Türkiye’den yakınmak yapılacakların en kolayı. Oysa hepimiz bir kenarından bu günah çemberine tutunmuş durumdayız. Koca bir ülke, adeta herkes birbirinin suçunu bildiği için kimsenin konuşmadığı bir suç şebekesi. Hepimiz bir merhamet yorgunluğundan mustaribiz. Toprağa ve insana merhamet etmeyi unutmuşuz. Küçücük yavruların psikopatik şiddetin yeni kurbanları olarak zuhur etmesi bu yüzden. Toprağın her zamankinden fazla kirlenmesi, insan ilişkilerindeki şüphe, ideolojik bezirgânlık bu yüzden. “Etik epistemolojiden önce gelir” demişti Emmanuel Levinas, “ötekinin tanınması ve geçerli kılınması, sorgu sual edilmesinden önce gelir.” “Gelin tanış olalım” demişti koca Yunus. Muhabbet ve merhamet yoksa, ahlak yoktur.

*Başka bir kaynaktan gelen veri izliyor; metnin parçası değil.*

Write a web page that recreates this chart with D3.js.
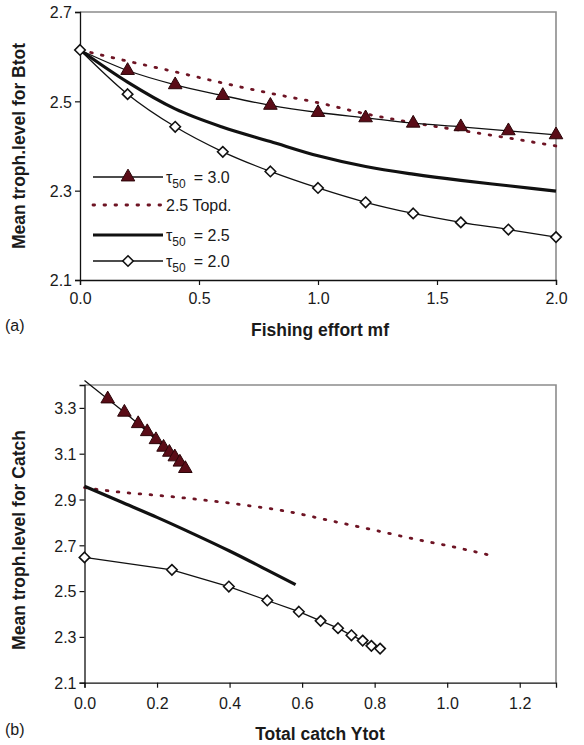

İnsana sadakat, toprağa sadakat, gerçeğe sadakat. Ticari ve politik propagandanın her şeyi kirlettiği bir çağda, sahih ve halis olana sadakat. İnsanlığın kadim hikâyelerine sadakat.

Yitirdiğimiz ahlakı bulmak için, daha iyi bir kılavuz var mı?